Ventura County Fire Chief Mark Lorenzen is cited by the BBC as saying, “The prospects for containment are not good. Really mother nature is going to decide.”

The October wildfires destroyed around 10,000 structures and have caused the largest wildfire loss in insurance and reinsurance industry history.

The latest estimates suggest that the October wildfires in northern California will result in re/insurance losses of around $10 billion.

This has already caused an impact to some ILS funds (as we reported yesterday) and collateralized reinsurance vehicles and at least one catastrophe bond is at risk from wildfire related losses, or the aggregated effects of 2017 catastrophes including the wildfires.

Any further losses that push into reinsurance layers could exacerbate the impacts for ILS funds already affected by the wildfires.

Additionally, primary insurer USAA has elected to extend the maturity for half of the principal of its Residential Re 2013-2 catastrophe bond due to the wildfires and the potential for them to cause losses.
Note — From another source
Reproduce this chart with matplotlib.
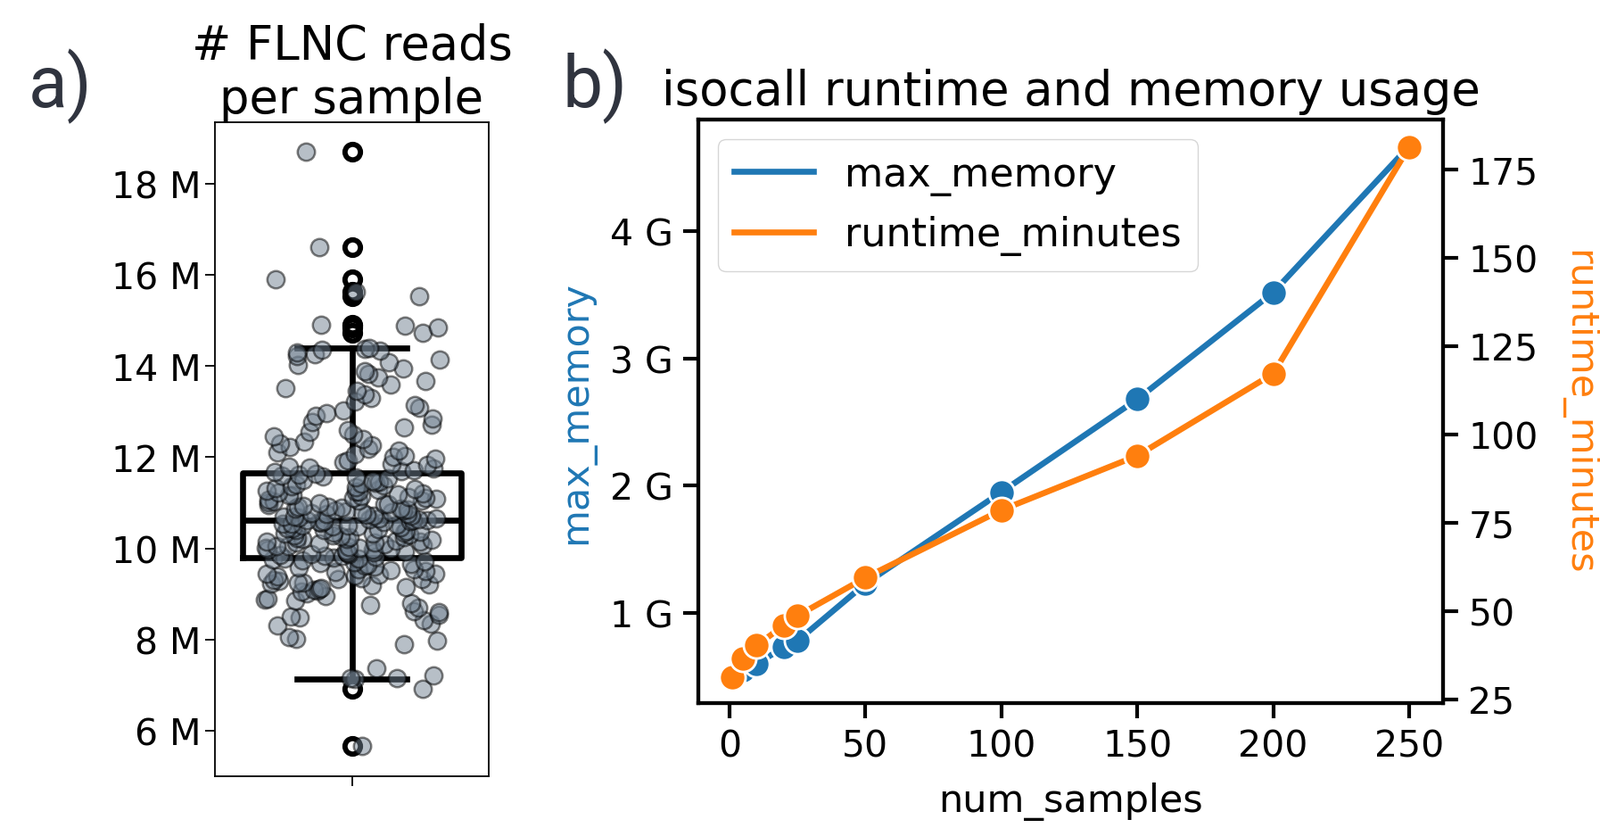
import matplotlib
matplotlib.use("Agg")
import matplotlib.pyplot as plt
import seaborn as sns
from matplotlib.ticker import EngFormatter
from matplotlib.lines import Line2D

# ---------------- data ----------------
# panel a: FLNC reads per sample (millions)
flnc_reads_m = [
    5.66, 6.92,
    7.13, 7.15, 7.16, 7.22, 7.37,
    7.9, 7.98, 8.02, 8.05, 8.3, 8.35, 8.42, 8.48, 8.5, 8.55, 8.6, 8.62, 8.7,
    8.75, 8.8, 8.85, 8.88, 8.9, 8.95,
    9.02, 9.05, 9.08, 9.1, 9.12, 9.13, 9.15, 9.18, 9.2, 9.22, 9.24, 9.25, 9.28,
    9.3, 9.32, 9.33, 9.35, 9.38, 9.4, 9.42, 9.44, 9.45, 9.48, 9.5, 9.52, 9.54,
    9.55, 9.58, 9.6, 9.62, 9.63, 9.65, 9.68, 9.7, 9.72, 9.73, 9.75, 9.77, 9.78,
    9.8, 9.81, 9.83, 9.84, 9.85, 9.87, 9.88, 9.9, 9.91, 9.92,
    9.94, 9.95, 9.97, 9.98, 10.0, 10.01, 10.02, 10.04, 10.05, 10.06,
    10.08, 10.09, 10.1, 10.12, 10.13, 10.14, 10.15, 10.17, 10.18, 10.2,
    10.21, 10.22, 10.24, 10.25, 10.26, 10.28, 10.29, 10.3, 10.32, 10.33,
    10.34, 10.35, 10.37, 10.38, 10.4, 10.41, 10.42, 10.44, 10.45, 10.46,
    10.48, 10.49, 10.5, 10.51, 10.52, 10.54, 10.55, 10.56, 10.57, 10.58,
    10.59, 10.6, 10.61, 10.615, 10.62,
    10.63, 10.64, 10.65, 10.66, 10.68, 10.69, 10.7, 10.71, 10.72, 10.74,
    10.75, 10.76, 10.78, 10.79, 10.8, 10.82, 10.83, 10.84, 10.86, 10.87,
    10.88, 10.9, 10.91, 10.92, 10.94, 10.95, 10.97, 10.98, 11.0, 11.01,
    11.03, 11.04, 11.05, 11.07, 11.08, 11.1, 11.11, 11.13, 11.14, 11.16,
    11.17, 11.19, 11.2, 11.22, 11.24, 11.25, 11.27, 11.29, 11.3, 11.32,
    11.34, 11.36, 11.38, 11.4, 11.42, 11.44, 11.46, 11.48, 11.5, 11.53,
    11.55, 11.58, 11.6, 11.62, 11.64,
    11.67, 11.7, 11.72, 11.75, 11.78, 11.8, 11.83, 11.86, 11.9, 11.93,
    11.96, 12.0, 12.03, 12.06, 12.1, 12.14, 12.18, 12.22, 12.26, 12.3,
    12.35, 12.4, 12.45, 12.5, 12.55, 12.6, 12.66, 12.72, 12.78, 12.85,
    12.9, 12.96, 13.02, 13.08, 13.15, 13.22, 13.3, 13.38, 13.45, 13.52,
    13.6, 13.68, 13.75, 13.82, 13.88, 13.95, 14.02, 14.08, 14.15, 14.22,
    14.26, 14.3, 14.34, 14.36, 14.38, 14.4,
    14.73, 14.85, 14.88, 14.9, 15.53, 15.64, 15.9, 16.6, 18.7,
]
flnc_reads = [v * 1e6 for v in flnc_reads_m]

# panel b: isocall runtime and memory
num_samples = [1, 5, 10, 20, 25, 50, 100, 150, 200, 250]
max_memory_gb = [0.50, 0.55, 0.60, 0.73, 0.78, 1.23, 1.95, 2.68, 3.52, 4.67]
runtime_minutes = [31.3, 36.6, 40.3, 46.0, 48.7, 59.5, 78.6, 94.0, 117.2, 181.4]
max_memory = [v * 1e9 for v in max_memory_gb]

BLUE = "#1f77b4"
ORANGE = "#ff7f0e"
W, H = 1794, 929

plt.rcParams["font.family"] = ["DejaVu Sans"]
fig = plt.figure(figsize=(W / 100, H / 100), dpi=100)

def frac(l, t, r, b):
    return [l / W, 1 - b / H, (r - l) / W, (b - t) / H]

# ---------------- panel a ----------------
axa = fig.add_axes(frac(241, 138, 548, 871))
LWB = 4.8
axa.boxplot(
    flnc_reads, positions=[0], widths=0.8, patch_artist=False,
    boxprops=dict(color="black", linewidth=LWB),
    whiskerprops=dict(color="black", linewidth=LWB),
    capprops=dict(color="black", linewidth=LWB),
    medianprops=dict(color="black", linewidth=LWB),
    flierprops=dict(marker="o", markerfacecolor="none", markeredgecolor="black",
                    markersize=12.5, markeredgewidth=4.2),
    zorder=2,
)
sns.stripplot(y=flnc_reads, ax=axa, jitter=0.32, color="slategray", alpha=0.5,
              edgecolor="black", linewidth=1.8, size=14, zorder=3)
axa.set_xlim(-0.5, 0.5)
axa.set_ylim(5.0e6, 19.35e6)
axa.set_xticks([0])
axa.set_xticklabels([""])
axa.set_yticks([6e6, 8e6, 10e6, 12e6, 14e6, 16e6, 18e6])
axa.yaxis.set_major_formatter(EngFormatter())
axa.tick_params(axis="both", labelsize=29.5, length=8, width=1.3, pad=3.0)
for s in axa.spines.values():
    s.set_linewidth(1.3)
axa.set_ylabel("")
axa.set_title("# FLNC reads\nper sample", fontsize=38, pad=5)

# ---------------- panel b ----------------
axb = fig.add_axes(frac(783, 135, 1618, 789))
LW = 4.8
MS = 21
axb.plot(num_samples, max_memory, color=BLUE, lw=LW, marker="o", ms=MS,
         mec="white", mew=2.0)
axb2 = axb.twinx()
axb2.plot(num_samples, runtime_minutes, color=ORANGE, lw=LW, marker="o", ms=MS,
          mec="white", mew=2.0)

axb.set_xlim(-11.45, 262.45)
axb.set_xticks([0, 50, 100, 150, 200, 250])
axb.set_ylim(0.291e9, 4.879e9)
axb.set_yticks([1e9, 2e9, 3e9, 4e9])
axb.yaxis.set_major_formatter(EngFormatter())
axb2.set_ylim(24.0, 189.1)
axb2.set_yticks([25, 50, 75, 100, 125, 150, 175])

for a in (axb, axb2):
    a.tick_params(axis="both", labelsize=29.5, length=12.5, width=3.0, pad=8)
    for s in a.spines.values():
        s.set_linewidth(3.0)

axb.set_xlabel("num_samples", fontsize=31, labelpad=14)
axb.set_ylabel("max_memory", fontsize=31, color=BLUE, labelpad=12)
axb2.set_ylabel("runtime_minutes", fontsize=31, color=ORANGE, rotation=270,
                va="bottom", labelpad=17)
axb.set_title("isocall runtime and memory usage", fontsize=38, pad=12)

handles = [Line2D([], [], color=BLUE, lw=LW), Line2D([], [], color=ORANGE, lw=LW)]
axb2.legend(handles, ["max_memory", "runtime_minutes"], loc="upper left",
            fontsize=32, handlelength=2.0, fancybox=True, edgecolor="0.8")

# ---------------- panel letters ----------------
fig.text(32 / W, 1 - 120 / H, "a)", fontsize=58, family="Roboto",
         color="#30343f", ha="left", va="baseline")
fig.text(630 / W, 1 - 120 / H, "b)", fontsize=58, family="Roboto",
         color="#30343f", ha="left", va="baseline")

fig.savefig("out.png", dpi=100)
That is a per-occurrence cat bond so this new fire outbreak can’t be combined to increase the chance of losses to the cat bond.

But, other Residential Re cat bonds from USAA that are structured to provide aggregate reinsurance protection could potentially be considered at risk were USAA to take another significant wildfire loss from the Ventura County event.

These aggregate Residential Re cat bonds had been deemed at risk, but then when USAA’s estimates for losses decreased they were deemed a little safer. Any further qualifying losses from a new wildfire loss event have the potential to tip them over the edge, we’d imagine.

USAA has around a 4% market share of wildfire exposed property insurance premiums in California, according to KBW.

It’s too early to say how this latest wildfire outbreak will affect the ILS sector, but it is another potential loss event that could increase the pressure on certain players and investment positions should the Ventura wildfire continue to spread.